Banned: Anti-Islam Rallies in France and Germany

The banning of today’s Pegida rally and other ‘open-air gatherings’ in Dresden has been well publicised following a ‘concrete threat’ against the group, specifically its most prominent member, Lutz Bachmann. Pegida, on the other hand, has claimed that it took the decision to scrap the rally following an order from Islamic State to assassinate Bachmann. The ban, imposed by Dresden police, will last for 24 hours, but thereafter it is unclear what will happen regarding further protests. Clearly, the safety of leading Pegida members and their supporters is paramount, but it is chilling that these death threats have led to the cancellation of a peaceful and perfectly legitimate demonstration. Nothing could more clearly validate Pegida’s case that Islamisation is a real and growing danger for Germany and other European societies, than this death threat.

Additional evidence that the violent Islamist fifth column is successfully manipulating European politicians to further embed and privilege Islam within our societies comes from France, where another banning order was implemented in Paris yesterday. The ban related to an anti-Islamisation rally – 'Islamists out of France’ – which had been planned well in advance of the Islamist terror attacks in Paris earlier this month. The two organising groups - Riposte Laïque and Résistance Républicaine – have for a number of years been campaigning and warning against the Islamisation of France, but have hitherto not managed to mobilise mass support for their cause in their demonstrations. The latest rally has been banned upon the grounds that it would incited ‘hatred’ and ‘division’. The organisers correctly advised their supporters not to turn up, understanding that the authorities would use this as a pretext for manufacturing potentially violent confrontation and arrests.
 
 
Melanie Dittmer of Pegida, along with anti-Islamisation activists from Belgium (Pierre Flip), Italy (Armando Manocchia) and Switzerland (Jean-Luc Addor), had also been invited to the cancelled Paris rally. In its place, they, together with the organisers, held a press conference which provided an overview of resistance to Islamisation in their various countries. Elsewhere in France, sister rallies took place in Montpellier, Bordeaux and Lyon. It was noted that Pegida had now also established itself in Belgium, Spain, Italy and Switzerland.
 
Anti-Islamisation Protesters in Montpellier 

 
The official reaction to the Islamist attacks in France has possessed a clear agenda: to exonerate Islam, and to reinforce Islam’s place in France in the name of a non-existent ‘unity’. Correspondingly, Minister of Justice Christianne Taubira has announced a strengthening of so-called ‘anti-racist laws’ in connection with the right to criticise immigration and Islam, seeking to criminalise the non-existent phenomenon of ‘Islamophobia’. Riposte Laïque and Résistance Républicaine are correct in drawing the conclusion that the French state is likely to make them illegal, along with other kindred groups in the identitarian movement such as Bloc Identitaire, on the grounds that they incite ‘hatred’ and ‘division’ amongst the French people. If indeed, this does happen, Islam would effectively have been provided with immunity from criticism in France; an Islamic blasphemy law would have been enforced.

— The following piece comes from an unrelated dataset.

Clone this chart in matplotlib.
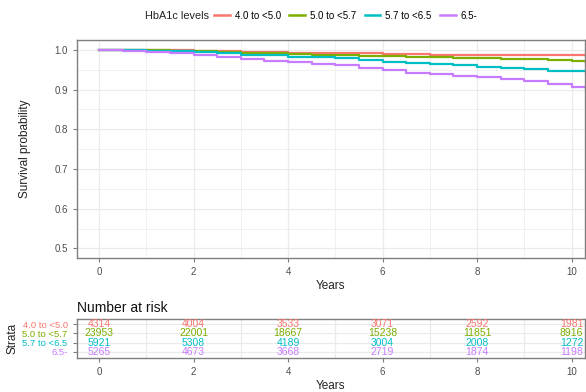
import matplotlib
matplotlib.use("Agg")
import matplotlib.pyplot as plt
from matplotlib.lines import Line2D

plt.rcParams["font.family"] = ["Liberation Sans", "DejaVu Sans"]

groups = ["4.0 to <5.0", "5.0 to <5.7", "5.7 to <6.5", "6.5-"]
colors = ["#F8766D", "#7CAE00", "#00BFC4", "#C77CFF"]

years = [0, 0.5, 1, 1.5, 2, 2.5, 3, 3.5, 4, 4.5, 5, 5.5, 6, 6.5, 7, 7.5, 8, 8.5, 9, 9.5, 10, 10.3]
surv_red = [1.0, 1.0, 0.999, 0.999, 0.998, 0.996, 0.995, 0.994, 0.993, 0.992, 0.992, 0.991, 0.989,
            0.989, 0.988, 0.988, 0.987, 0.987, 0.986, 0.986, 0.986, 0.986]
surv_green = [1.0, 1.0, 0.999, 0.998, 0.996, 0.994, 0.992, 0.991, 0.989, 0.988, 0.987, 0.985, 0.984,
              0.983, 0.981, 0.980, 0.979, 0.978, 0.976, 0.974, 0.971, 0.968]
surv_cyan = [1.0, 0.999, 0.998, 0.996, 0.994, 0.991, 0.988, 0.986, 0.983, 0.981, 0.979, 0.974, 0.970,
             0.967, 0.964, 0.961, 0.958, 0.955, 0.951, 0.948, 0.946, 0.944]
surv_purple = [1.0, 0.998, 0.995, 0.992, 0.988, 0.983, 0.978, 0.973, 0.969, 0.965, 0.961, 0.955, 0.949,
               0.943, 0.939, 0.935, 0.931, 0.926, 0.921, 0.914, 0.906, 0.901]
curves = [surv_red, surv_green, surv_cyan, surv_purple]

risk_times = [0, 2, 4, 6, 8, 10]
risk_red = [4314, 4004, 3533, 3071, 2592, 1981]
risk_green = [23953, 22001, 18667, 15238, 11851, 8916]
risk_cyan = [5921, 5308, 4189, 3004, 2008, 1272]
risk_purple = [5265, 4673, 3668, 2719, 1874, 1198]
risks = [risk_red, risk_green, risk_cyan, risk_purple]

fig = plt.figure(figsize=(5.86, 3.92), dpi=100)
ax = fig.add_axes([0.131, 0.342, 0.867, 0.556])
ax2 = fig.add_axes([0.131, 0.087, 0.867, 0.099])

grid_c = "#EBEBEB"
border_c = "#7F7F7F"
tick_c = "#4D4D4D"


def style(a):
    for s in a.spines.values():
        s.set_color(border_c)
        s.set_linewidth(1.0)
    a.tick_params(colors=border_c, labelcolor=tick_c, labelsize=7, length=3, width=0.8)
    a.set_axisbelow(True)


for vals, c in zip(curves, colors):
    ax.step(years, vals, where="post", color=c, lw=1.6)

ax.set_xlim(-0.47, 10.28)
ax.set_ylim(0.476, 1.025)
ax.set_xticks([0, 2, 4, 6, 8, 10])
ax.set_xticks([1, 3, 5, 7, 9], minor=True)
ax.set_yticks([0.5, 0.6, 0.7, 0.8, 0.9, 1.0])
ax.set_yticks([0.55, 0.65, 0.75, 0.85, 0.95], minor=True)
ax.grid(True, which="major", color=grid_c, lw=0.9)
ax.grid(True, which="minor", color=grid_c, lw=0.5)
ax.tick_params(which="minor", length=0)
style(ax)
ax.set_yticklabels(["0.5", "0.6", "0.7", "0.8", "0.9", "1.0"])
ax.set_xlabel("Years", fontsize=8.5, color="#222222", labelpad=2)
ax.set_ylabel("Survival probability", fontsize=8.5, color="#222222", labelpad=17)

# risk table
rows = [3, 2, 1, 0]
for r, vals, c in zip(rows, risks, colors):
    for t, v in zip(risk_times, vals):
        ax2.text(t, r, str(v), color=c, ha="center", va="center", fontsize=7.5)
ax2.set_xlim(-0.47, 10.28)
ax2.set_ylim(-0.65, 3.54)
ax2.set_xticks([0, 2, 4, 6, 8, 10])
ax2.set_xticks([1, 3, 5, 7, 9], minor=True)
ax2.set_yticks(rows)
ax2.set_yticklabels(groups)
ax2.grid(True, which="major", axis="y", color=grid_c, lw=0.9)
ax2.grid(True, which="minor", axis="x", color=grid_c, lw=0.9)
ax2.tick_params(which="minor", length=0)
style(ax2)
for lab, c in zip(ax2.get_yticklabels(), colors):
    lab.set_color(c)
    lab.set_fontsize(6.8)
ax2.set_xlabel("Years", fontsize=8.5, color="#222222", labelpad=2)
ax2.set_ylabel("Strata", fontsize=8.5, color="#222222", labelpad=3)
ax2.set_title("Number at risk", loc="left", fontsize=10, color="#111111", pad=5)

# legend
fig.text(0.247, 0.96, "HbA1c levels", fontsize=7.8, color="#222222", ha="left", va="center")
handles = [Line2D([], [], color=c, lw=1.8) for c in colors]
fig.legend(handles, groups, loc="center", bbox_to_anchor=(0.59, 0.96), ncol=4, frameon=False,
           fontsize=7, handlelength=1.6, handletextpad=0.5, columnspacing=0.9)

fig.savefig("out.png", dpi=100)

Whilst the ‘Islamists out of France’ rally against a growing fifth column was banned, a ‘Muslim-leftist protest’ was permitted to take place in Paris yesterday at the time scheduled for the former. It was accompanied by cries of “Allahu-akbar” (see video below).

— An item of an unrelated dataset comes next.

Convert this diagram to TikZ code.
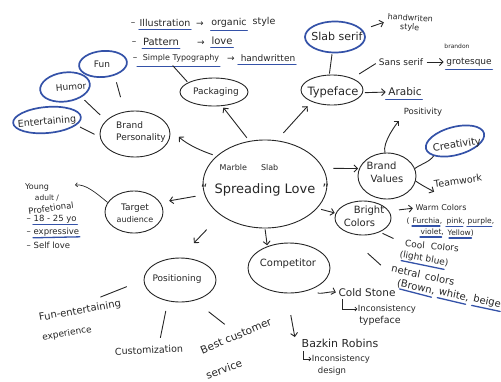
\documentclass[tikz,border=0pt]{standalone}
\usepackage{fontspec}
\setmainfont{DejaVu Sans}
\usetikzlibrary{shapes.geometric,arrows.meta}
\definecolor{ink}{RGB}{38,38,38}
\definecolor{inkblue}{RGB}{52,82,168}
\tikzset{
  fs/.style={font=\fontsize{#1}{#1}\selectfont},
  txt/.style={text=ink,inner sep=0.5pt,align=center},
  oval/.style={ellipse,draw=ink,line width=0.9pt,inner sep=0pt},
  boval/.style={ellipse,draw=inkblue,line width=1.7pt,inner sep=0pt},
  conn/.style={draw=ink,line width=0.9pt},
  arr/.style={conn,-{Straight Barb[length=3.5pt,width=7pt]}},
  arrS/.style={conn,line width=0.7pt,-{Straight Barb[length=2pt,width=4pt]}},
  ul/.style={draw=inkblue,line width=1.3pt,line cap=round},
}
\begin{document}
\begin{tikzpicture}[x=1pt,y=-1pt]
\useasboundingbox (0,0) rectangle (501,381);

% ---------- ovals ----------
\node[oval,minimum width=124pt,minimum height=88pt] (core) at (265,184) {};
\node[oval,minimum width=70pt,minimum height=46pt] (bp) at (135,134) {};
\node[boval,minimum width=48pt,minimum height=26pt,rotate=5] (fun) at (103,64) {};
\node[boval,minimum width=50pt,minimum height=29pt,rotate=8] (hum) at (65,87) {};
\node[boval,minimum width=68pt,minimum height=26pt,rotate=5] (ent) at (47,120) {};
\node[oval,minimum width=68pt,minimum height=28pt] (pack) at (214,92) {};
\node[oval,minimum width=62pt,minimum height=30pt] (typ) at (332,90) {};
\node[boval,minimum width=60pt,minimum height=31pt] (slab) at (335,37) {};
\node[oval,minimum width=58pt,minimum height=46pt] (bv) at (387,176) {};
\node[boval,minimum width=60pt,minimum height=28pt,rotate=15] (cre) at (455,141) {};
\node[oval,minimum width=56pt,minimum height=34pt] (bc) at (363,218) {};
\node[oval,minimum width=82pt,minimum height=50pt] (comp) at (289,268) {};
\node[oval,minimum width=72pt,minimum height=44pt] (posn) at (180,280) {};
\node[oval,minimum width=58pt,minimum height=42pt] (ta) at (134,212) {};

% ---------- labels inside ovals ----------
\node[txt,fs=8] (mslab) at (249,168) {Marble\hspace{14pt}Slab};
\node[txt,fs=13] (slogan) at (265,190) {“\hspace{7pt}Spreading Love\hspace{7pt}”};
\node[txt,fs=9,align=left] (bpL) at (141,132) {Brand\\[3pt]Personality};
\node[txt,fs=9] (funL) at (102,64) {Fun};
\node[txt,fs=9,rotate=5] (humL) at (71,87) {Humor};
\node[txt,fs=9.5,rotate=5] (entL) at (47,122) {Entertaining};
\node[txt,fs=9] (packL) at (216,92) {Packaging};
\node[txt,fs=11.5] (typL) at (333,92) {Typeface};
\node[txt,fs=11] (slabL) at (337,36) {Slab serif};
\node[txt,fs=10,align=left] (bvL) at (385,172) {Brand\\[3pt]\hspace{4pt}Values};
\node[txt,fs=10,rotate=8] (creL) at (457,145) {Creativity};
\node[txt,fs=10,align=left] (bcL) at (364,216) {\hspace{10pt}Bright\\[3pt]Colors};
\node[txt,fs=10] (compL) at (288,264) {Competitor};
\node[txt,fs=9] (posnL) at (177,279) {Positioning};
\node[txt,fs=9] (taL) at (135,213) {Target\\[3pt]{\fontsize{8}{8}\selectfont audience}};

% ---------- packaging list ----------
\node[txt,fs=9] (d1) at (133,24) {–};
\node[txt,fs=9.5] (ill) at (165,23) {Illustration};
\node[txt,fs=9] (a1) at (200,24) {→};
\node[txt,fs=9.5] (org) at (229,23) {organic};
\node[txt,fs=9.5] (sty) at (264,22) {style};
\node[txt,fs=9] (d2) at (134,43) {–};
\node[txt,fs=10] (pat) at (161,42) {Pattern};
\node[txt,fs=9] (a2) at (201,43) {→};
\node[txt,fs=10] (lov) at (222,41) {love};
\node[txt,fs=9] (d3) at (135,59) {–};
\node[txt,fs=8] (st) at (181,58) {Simple Typography};
\node[txt,fs=9] (a3) at (231,59) {→};
\node[txt,fs=9] (hwr) at (268,58) {handwritten};
\draw[ul] ([yshift=-2pt]ill.south west) -- ([yshift=-2pt]ill.south east);
\draw[ul] ([yshift=-2pt]org.south west) -- ([yshift=-2pt]org.south east);
\draw[ul] ([yshift=-2pt]pat.south west) -- ([yshift=-2pt]pat.south east);
\draw[ul] ([yshift=-2pt]lov.south west) -- ([yshift=-2pt]lov.south east);
\draw[ul] ([xshift=-5pt,yshift=-4pt]st.south west) -- ([yshift=-4pt]st.south east);
\draw[ul] ([xshift=-2pt,yshift=-2pt]hwr.south west) -- ([yshift=-2pt]hwr.south east);

% ---------- typeface branch ----------
\node[txt,fs=8,rotate=-4] (hw) at (410,23) {handwriten\\[1pt]style};
\node[txt,fs=9] (ss) at (401,62) {Sans serif};
\node[txt,fs=6] (bran) at (457,46) {brandon};
\node[txt,fs=9] (grot) at (469,62) {grotesque};
\node[txt,fs=10.5] (ar) at (405,92) {Arabic};
\draw[ul] ([yshift=-3pt]grot.south west) -- ([yshift=-3pt]grot.south east);
\draw[ul] ([xshift=-2pt,yshift=-3pt]ar.south west) -- ([yshift=-3pt]ar.south east);

% ---------- brand values ----------
\node[txt,fs=8.5] (pos) at (423,112) {Positivity};
\node[txt,fs=9.5,rotate=8] (tw) at (458,181) {Teamwork};

% ---------- bright colors ----------
\node[txt,fs=8] (wc) at (441,208) {Warm Colors};
\node[txt,fs=7.5,anchor=west] (par) at (406,221) {(};
\node[txt,fs=7.5,anchor=west] (fuc) at (412,221) {Furchia,};
\node[txt,fs=7.5,anchor=west] (pnk) at (446,221) {pink,};
\node[txt,fs=7.5,anchor=west] (pur) at (467,221) {purple,};
\node[txt,fs=7.5,anchor=west] (vio) at (420,232) {violet,};
\node[txt,fs=7.5,anchor=west] (yel) at (447,233) {Yellow)};
\draw[ul] ([yshift=-1pt]fuc.south west) -- ([xshift=-3pt,yshift=-1pt]fuc.south east);
\draw[ul] ([yshift=-1pt]pnk.south west) -- ([xshift=-3pt,yshift=-1pt]pnk.south east);
\draw[ul] ([yshift=-1pt]pur.south west) -- ([xshift=-3pt,yshift=-1pt]pur.south east);
\draw[ul] ([yshift=-1pt]vio.south west) -- ([xshift=-3pt,yshift=-1pt]vio.south east);
\draw[ul] ([xshift=2pt,yshift=-1pt]yel.south west) -- ([xshift=-3pt,yshift=-1pt]yel.south east);
\node[txt,fs=9,rotate=-5] (cool) at (432,246) {Cool\hspace{6pt}Colors};
\node[txt,fs=9,rotate=-10] (lb) at (424,259) {(light blue)};
\draw[ul] ([xshift=3pt,yshift=-1pt]lb.south west) -- ([xshift=-4pt,yshift=-1pt]lb.south east);
\node[txt,fs=10,rotate=-12] (net) at (423,275) {netral\hspace{5pt}colors};
\node[txt,fs=10,rotate=-12] (brw) at (416,287) {(Brown,};
\node[txt,fs=10,rotate=-12] (wht) at (454,295) {white,};
\node[txt,fs=10,rotate=-12] (bge) at (487,302) {beige};
\draw[ul] ([xshift=4pt,yshift=-1pt]brw.south west) -- ([xshift=-3pt,yshift=-1pt]brw.south east);
\draw[ul] ([yshift=-1pt]wht.south west) -- ([xshift=-3pt,yshift=-1pt]wht.south east);
\draw[ul] ([yshift=-1pt]bge.south west) -- ([yshift=-1pt]bge.south east);

% ---------- competitor ----------
\node[txt,fs=10.5] (cs) at (367,293) {Cold Stone};
\node[txt,fs=8.5] (inc1) at (387,309) {Inconsistency};
\node[txt,fs=9.5] (tf) at (380,321) {typeface};
\node[txt,fs=11] (bk) at (340,343) {Bazkin Robins};
\node[txt,fs=8.5] (inc2) at (341,359) {Inconsistency};
\node[txt,fs=8.5] (dsg) at (332,371) {design};

% ---------- positioning ----------
\node[txt,fs=10,rotate=10] (fe1) at (80,311) {Fun-entertaining};
\node[txt,fs=9,rotate=10] (fe2) at (67,334) {experience};
\node[txt,fs=9.5,rotate=3] (cust) at (149,350) {Customization};
\node[txt,fs=10.5,rotate=23] (best) at (236,336) {Best customer};
\node[txt,fs=10.5,rotate=20] (serv) at (224,369) {service};

% ---------- target audience ----------
\node[txt,fs=8] (yg) at (37,187) {Young};
\node[txt,fs=7.5] (adl) at (47,198) {adult /};
\node[txt,fs=8.5,rotate=8] (prof) at (51,208) {Profetional};
\node[txt,fs=8.5,anchor=west] (ag) at (26,219) {– 18 - 25 yo};
\node[txt,fs=8.5,anchor=west] (exp) at (26,232) {– expressive};
\node[txt,fs=8.5,anchor=west] (sl) at (26,245) {– Self love};
\draw[ul] ([xshift=7pt,yshift=-1pt]ag.south west) -- ([yshift=-1pt]ag.south east);
\draw[ul] ([xshift=7pt,yshift=-1pt]exp.south west) -- ([yshift=0pt]exp.south east);
\coordinate (yaEnd) at (75,185);

% ---------- connectors from core ----------
\draw[arr,shorten <=4pt,shorten >=2pt] (core.110) -- (pack.-60);
\draw[arr,shorten <=4pt,shorten >=13pt] (core.150) to[bend left=12] (bp.10);
\draw[arr,shorten <=9pt,shorten >=9pt] (core.190) -- (ta.20);
\draw[arr,shorten <=20pt,shorten >=20pt] (core.215) -- (posn.north);
\draw[arr,shorten <=1pt,shorten >=1pt] (core.-90) -- (comp.135);
\draw[arr,shorten <=4pt,shorten >=1pt] (core.-25) -- (bc.170);
\draw[arr,shorten <=10pt,shorten >=1pt] (core.15) -- (bv.165);
\draw[arr,shorten <=10pt,shorten >=6pt] (core.75) -- (typ.210);

% ---------- brand personality ----------
\draw[conn,shorten <=7pt,shorten >=15pt] (fun.-50) -- (bp.115);
\draw[conn,shorten <=4pt,shorten >=8pt] (hum.-40) -- (bp.155);
\draw[conn,shorten <=4pt,shorten >=6pt] (ent.-15) -- (bp.185);

% ---------- packaging ----------
\draw[conn,shorten <=4pt,shorten >=1pt] ([xshift=-11pt]st.south) -- (pack.160);

% ---------- typeface ----------
\draw[conn,shorten <=1pt,shorten >=1pt] (slab.-100) -- (typ.100);
\draw[arr,shorten <=9pt,shorten >=3pt] (slab.15) -- (hw.west);
\draw[conn,shorten <=8pt,shorten >=3pt] (typ.30) -- (ss.west);
\draw[arr,shorten <=3pt,shorten >=2pt] (ss.east) -- (grot.west);
\draw[arr,shorten <=2pt,shorten >=2pt] (typ.-5) -- (ar.west);

% ---------- brand values ----------
\draw[arr,shorten >=6pt] (bv.95) .. controls +(-3,-10) and +(-6,6) .. (pos.south west);
\draw[conn] (bv.15) .. controls +(5,-4) and +(-4,6) .. (cre.200);
\draw[arr] (bv.-10) .. controls +(6,4) .. ([yshift=-3pt]tw.south west);

% ---------- bright colors ----------
\draw[arr,shorten <=10pt,shorten >=2pt] (bc.15) -- (wc.west);
\draw[conn,shorten <=3pt,shorten >=12pt] (bc.-40) -- (cool.west);
\draw[conn] ([yshift=-18pt]bc.-75) -- ([xshift=-10pt,yshift=3pt]net.west);

% ---------- competitor ----------
\draw[arr,shorten <=6pt,shorten >=2pt] (comp.-40) .. controls +(6,6) and +(-6,-2) .. (cs.west);
\draw[arrS] ([xshift=5pt,yshift=-1pt]cs.south west) |- (inc1.west);
\draw[arr,shorten <=22pt,shorten >=1pt] (comp.-95) -- ([xshift=-6pt]bk.north west);
\draw[arrS] ([xshift=2pt,yshift=-3pt]bk.south west) |- (inc2.west);

% ---------- positioning ----------
\draw[conn,shorten <=18pt,shorten >=23pt] (posn.west) -- (fe1.north);
\draw[conn,shorten <=10pt,shorten >=8pt] (posn.-120) -- ([xshift=10pt]cust.north);
\draw[conn,shorten <=18pt,shorten >=12pt] (posn.-55) -- (best.north);

% ---------- target audience ----------
\draw[arrS] (ta.160) .. controls (96,193) and (86,184) .. (yaEnd);

\end{tikzpicture}
\end{document}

We therefore see that despite the recent apparent mass demonstration in favour of freedom of speech and expression in Paris and across France, the Hollande administration does not genuinely believe in the concept of free speech should it involve criticism of Islamisation and other negative impacts of mass immigration on French society. It is also worth noting that although Marine Le Pen has recently been criticised by another leading Front National figure for going soft on Islam, she was excluded from the recent officially-sanctioned ‘Je suis Charlie’ march in Paris. What we are witnessing therefore, is an uncanny parallel to the political scenario outlined in Michel Houellebecq’s most recent novel ‘Soumission’ which was published on the very day of the Charlie Hebdo murders. In this, French political parties of Left and Right make common ground in 2017 to prevent the Front National from winning the presidential election, and thereafter an Islamist becomes leader of the Socialist Party and wins the presidential election of 2022, implementing Shariah in France. Houellebecq himself has admitted that the timescale employed in the novel has been somewhat accelerated, although he has emphasised that its scenario could well play out over the longer term. That said, the anti-Front National coalition in the 2017 elections appears to be a certainty, and the actions of a handful of violent Islamist fanatics has seemingly helped to cement Islam’s official place in France, rather than generating a wave of revulsion against the source of Islamism – Islamic doctrine – amongst the French political class.